In this article we propose a novel taming Langevin-based scheme called $\mathbf{sTULA}$ to sample from distributions with superlinearly growing log-gradient which also satisfy a Log-Sobolev inequality. We derive non-asymptotic convergence bounds in $KL$ and consequently total variation and Wasserstein-$2$ distance from the target measure. Non-asymptotic convergence guarantees are provided for the performance of the new algorithm as an optimizer. Finally, some theoretical results on isoperimertic inequalities for distributions with superlinearly growing gradients are provided.

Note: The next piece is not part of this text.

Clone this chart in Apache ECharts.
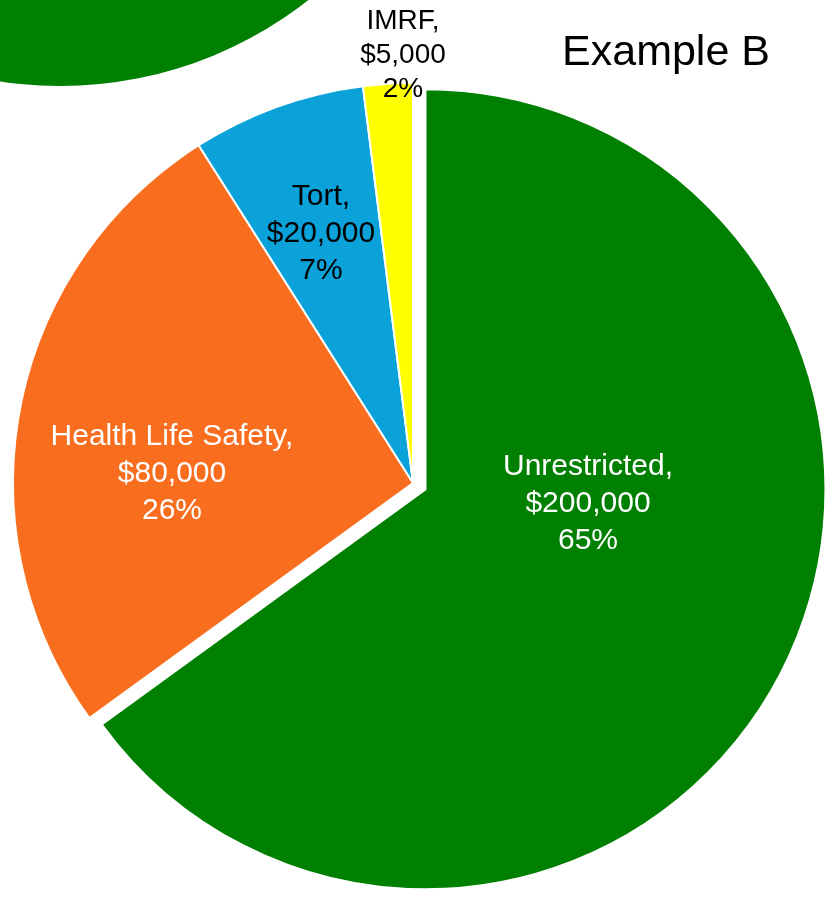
<!DOCTYPE html>
<html>
<head>
<meta charset="utf-8">
<script src="https://cdn.jsdelivr.net/npm/echarts@6/dist/echarts.min.js"></script>
<style>
html,body{margin:0;padding:0;background:#fff;}
#chart{width:836px;height:903px;}
</style>
</head>
<body>
<div id="chart"></div>
<script>
// ---- data ----
const categories = ['Unrestricted', 'Health Life Safety', 'Tort', 'IMRF'];
const amounts = [200000, 80000, 20000, 5000];   // dollar amounts shown in the labels
const shares = [65, 26, 7, 2];                  // percentage shares (slice sizes)
const titleText = 'Example B';
// neighbouring chart (Example A): only the lower edge of its pie is visible
const neighbourValues = [1];

// ---- styles ----
const colors = ['#008000', '#F96D1E', '#0BA1D9', '#FFFF00'];
const labelColors = ['#ffffff', '#ffffff', '#000000', '#000000'];
const labelSizes = [30, 30, 30, 28];
const labelLineHeights = [37, 37, 37, 34];
const labelPos = [[588, 504], [172, 474], [321, 234], [403, 55]];
const pieCenter = [413, 483];
const pieRadius = 400;
const explodeOffset = 14;

function money(v) {
  return '$' + v.toString().replace(/\B(?=(\d{3})+(?!\d))/g, ',');
}

const total = shares.reduce((a, b) => a + b, 0);
const midAngle = shares[0] / total * Math.PI;           // clockwise from 12 o'clock
const explodedCenter = [
  pieCenter[0] + explodeOffset * Math.sin(midAngle),
  pieCenter[1] - explodeOffset * Math.cos(midAngle)
];

const font = '"Liberation Sans", Arial, sans-serif';
const hidden = {color: 'rgba(0,0,0,0)', borderWidth: 0};

function labelFor(i) {
  return {
    show: true,
    position: 'inside',
    fontFamily: font,
    color: labelColors[i],
    fontSize: labelSizes[i],
    lineHeight: labelLineHeights[i],
    formatter: categories[i] + ',\n' + money(amounts[i]) + '\n' + shares[i] + '%'
  };
}

function placeAt(i) {
  return {x: labelPos[i][0], y: labelPos[i][1], align: 'center', verticalAlign: 'middle'};
}

const chart = echarts.init(document.getElementById('chart'), null, {renderer: 'canvas'});

chart.setOption({
  animation: false,
  backgroundColor: '#ffffff',
  title: {
    text: titleText,
    left: 666,
    top: 32,
    padding: 0,
    textAlign: 'center',
    textStyle: {fontFamily: font, fontSize: 43, fontWeight: 'normal', color: '#000'}
  },
  series: [
    {
      type: 'pie',
      silent: true,
      center: [60, -316],
      radius: 402,
      startAngle: 90,
      label: {show: false},
      labelLine: {show: false},
      itemStyle: {color: '#008000'},
      data: neighbourValues.map(v => ({value: v}))
    },
    {
      // the slices that stay in place
      type: 'pie',
      silent: true,
      center: pieCenter,
      radius: pieRadius,
      startAngle: 90,
      clockwise: true,
      itemStyle: {borderColor: '#ffffff', borderWidth: 2},
      labelLine: {show: false},
      labelLayout: p => placeAt(p.dataIndex),
      data: categories.map((c, i) => i === 0
        ? {name: '', value: shares[i], itemStyle: hidden, label: {show: false}}
        : {name: c, value: shares[i], itemStyle: {color: colors[i]}, label: labelFor(i)})
    },
    {
      // the exploded slice
      type: 'pie',
      silent: true,
      center: explodedCenter,
      radius: pieRadius,
      startAngle: 90,
      clockwise: true,
      itemStyle: {borderColor: '#ffffff', borderWidth: 2},
      labelLine: {show: false},
      labelLayout: () => placeAt(0),
      data: [
        {name: categories[0], value: shares[0], itemStyle: {color: colors[0]}, label: labelFor(0)},
        {name: '', value: total - shares[0], itemStyle: hidden, label: {show: false}}
      ]
    }
  ]
});
</script>
</body>
</html>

Key findings are a Log-Sobolev inequality with constant independent of the dimension, in the presence of a higher order regularization and a Poincare inequality with constant independent of temperature and dimension under a novel non-convex theoretical framework.

翻译：本文提出了一种基于驯服化Langevin算法的新方案，称为$\mathbf{sTULA}$，用于从具有超线性增长对数梯度且满足对数索伯列夫不等式的分布中进行采样。我们推导了与目标测度之间$KL$散度（进而总变差距离和Wasserstein-2距离）的非渐近收敛界，并给出了该新算法作为优化器的非渐近收敛保证。最后，针对具有超线性增长梯度的分布，提供了关于等周不等式的若干理论结果。关键发现包括：在高阶正则化存在下，对数索伯列夫不等式的常数与维度无关；以及在新型非凸理论框架下，庞加莱不等式的常数独立于温度和维度。